In Toronto, however, it’s known as Simcoe Day in honour of John Graves Simcoe, Upper Canada’s first lieutenant governor and the man who initiated the abolition of slavery in Canada. Toronto City Council established the civic holiday in honour of Simcoe in 1869.
Simcoe was a known supporter of abolition. “His bill was brought about by an incident — the Chloe Clooey incident,” said Natasha Henry, a curriculum consultant specializing in African Canadian history.

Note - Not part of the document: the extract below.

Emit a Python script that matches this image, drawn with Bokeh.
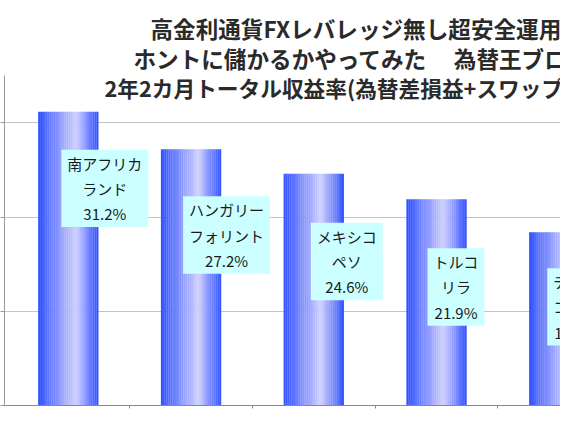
import numpy as np
from bokeh.plotting import figure
from bokeh.models import Range1d, FixedTicker, Label
from bokeh.embed import file_html
from bokeh.resources import INLINE

# chart data
title_lines = [
    "高金利通貨FXレバレッジ無し超安全運用",
    "ホントに儲かるかやってみた　  為替王ブログ",
    "2年2カ月トータル収益率(為替差損益+スワップ金利)",
]
currencies = ["南アフリカ\nランド", "ハンガリー\nフォリント", "メキシコ\nペソ", "トルコ\nリラ", "チェコ\nコルナ"]
returns = [31.2, 27.2, 24.6, 21.9, 18.4]
y_ticks = [0, 10, 20, 30]
y_max = 35

FONT = "Noto Sans CJK JP"
DARK = np.array([48, 80, 255])
LIGHT = np.array([208, 208, 255])

# the frame reaches the top of the canvas so the title can sit inside it;
# the axis itself only runs from 0 to 35
y_top = 43.0

p = figure(width=560, height=414, output_backend="svg", toolbar_location=None,
           x_range=Range1d(-0.52, 4.01), y_range=Range1d(0, y_top),
           min_border_left=3, min_border_right=0, min_border_top=0, min_border_bottom=9)
p.outline_line_color = None
p.xgrid.visible = False
p.ygrid.ticker = FixedTicker(ticks=y_ticks[1:])
p.ygrid.grid_line_color = "#c4c4c4"

# bars: horizontal gradient made from thin strips
cats = np.arange(len(returns))
bar_w = 0.49
n_strips = 32
xs, tops, cols = [], [], []
for k in range(n_strips):
    t = (k + 0.5) / n_strips
    mix = t / 0.62 if t < 0.62 else (1 - t) / 0.38
    c = DARK + (LIGHT - DARK) * mix
    col = "#%02x%02x%02x" % tuple(int(round(v)) for v in c)
    for i, v in enumerate(returns):
        xs.append(cats[i] - bar_w / 2 + t * bar_w)
        tops.append(v)
        cols.append(col)
p.vbar(x=xs, top=tops, width=bar_w / n_strips * 1.1, fill_color=cols, line_color=None)

# axes (tick labels are off-canvas in the original)
p.yaxis.ticker = FixedTicker(ticks=y_ticks)
p.yaxis.bounds = (0, y_max)
p.yaxis.major_label_overrides = {t: "" for t in y_ticks}
p.yaxis.major_label_standoff = 0
p.yaxis.major_tick_out = 4
p.yaxis.major_tick_in = 0
p.yaxis.minor_tick_line_color = None
p.yaxis.axis_line_color = "#999999"
p.yaxis.major_tick_line_color = "#999999"

x_ticks = [c + 0.5 for c in cats]
p.xaxis.ticker = FixedTicker(ticks=x_ticks)
p.xaxis.major_label_overrides = {t: "" for t in x_ticks}
p.xaxis.major_label_standoff = 0
p.xaxis.major_tick_out = 3
p.xaxis.major_tick_in = 0
p.xaxis.minor_tick_line_color = None
p.xaxis.axis_line_color = "#888888"
p.xaxis.major_tick_line_color = "#888888"

# data labels in cyan boxes
box_dx = [-7, -8, -3, -9, -12]
box_dy = [-38, -47, -49, -49, -36]
for i, (name, v) in enumerate(zip(currencies, returns)):
    p.add_layout(Label(x=cats[i], y=v, x_offset=box_dx[i], y_offset=box_dy[i],
                       text=f"{name}\n{v:.1f}%", anchor="top_left", text_align="center",
                       text_font=FONT, text_font_size="15px", text_color="#1a1a1a",
                       text_line_height=1.2, padding=(6, 3),
                       background_fill_color="#ccffff", border_line_color=None))

# title, three lines (the original is cropped on the right)
title_x = [146, 129, 100]
title_y = [377, 347, 318]
title_size = ["22.6px", "22.6px", "21.7px"]
for txt, tx, ty, fs in zip(title_lines, title_x, title_y, title_size):
    p.add_layout(Label(x=tx, y=ty, x_units="screen", y_units="screen", text=txt,
                       text_font=FONT, text_font_size=fs, text_font_style="bold",
                       text_color="#2a2a2a", text_baseline="middle", text_align="left"))

open("out.html", "w").write(file_html(p, INLINE))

Simcoe received word of a slave owner violently abusing his slave, a girl by the name of Chloe Clooey, on his way across the Niagara River where he went to sell her in the United States. It was said that her screams were heard by many and the matter was brought to Simcoe’s attention by Peter Martin, a former slave.
“It was his impetus to introduce the bill, but it was then met by objection from a number of the members of his government,” Henry said.
Many members of the legislative assembly at the time owned slaves of their own and so resisted Simcoe’s urge to abolish slavery in Canada.
The resulting law was a compromise that would gradually lead to the end of enslavement.
Simcoe’s anti-slavery act was the first to pass in a British colony and remained in effect until August 24, 1833, when Britain’s Slavery Abolition Act put an end to slavery in most of the empire.
There are several places named after Simcoe in Ontario: Simcoe Street in Toronto, Lake Simcoe, University of Toronto’s Simcoe Hall, Simcoe Island near Kingston, Ont., and the Simcoe Fairgrounds, to name just a few.
Enjoy your long weekend! Labour Day will be here sooner than you think and with that comes fall clean-up and finishing up those neglected summer projects.